Policja podejrzewa, że dziesięć osób
aresztowanych w sobotę w kilku miastach Anglii planowało ataki
terrorystyczne w Wielkiej Brytanii - podał tygodnik
"Sunday Times".
Sobotnich aresztowań na mocy prawa antyterrorystycznego dokonano w Londynie, Derby i Wolverhampton. Policja przypuszcza, że zatrzymani należeli do komórki terrorystycznej będącej częścią grupy kierowanej przez przywódcę irackiej Al-Kaidy Abu Musaba al- Zarkawiego.
Według gazety, która powołuje się na źródła w kontrwywiadzie, zatrzymani mieli planować ataki terrorystyczne z wykorzystaniem samochodów pułapek, a także przygotowywać islamskich ekstremistów działających w Wielkiej Brytanii do walki przeciwko siłom koalicji międzynarodowej w Iraku.
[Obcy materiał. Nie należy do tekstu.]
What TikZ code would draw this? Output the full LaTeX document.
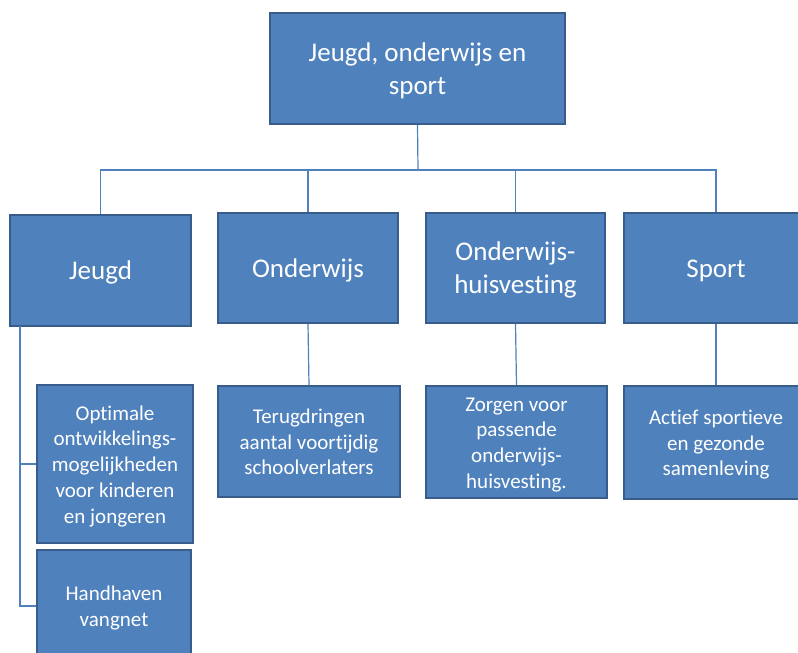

Kontrwywiad (MI5) przypuszcza, że w ciągu minionych dwóch lat do oddziałów irackich rebeliantów przyłączyło się około 70 brytyjskich muzułmanów.
Planowane ataki na cele w Wielkiej Brytanii miały być kontynuacją zamachów w Londynie 7 lipca - pisze "Sunday Times". Niewykluczone, że samochody-pułapki miały eksplodować na zatłoczonych ulicach w centrum miast.
Podczas wstępnego przeszukania mieszkań zatrzymanych nie znaleziono materiałów wybuchowych - twierdzą informatorzy gazety.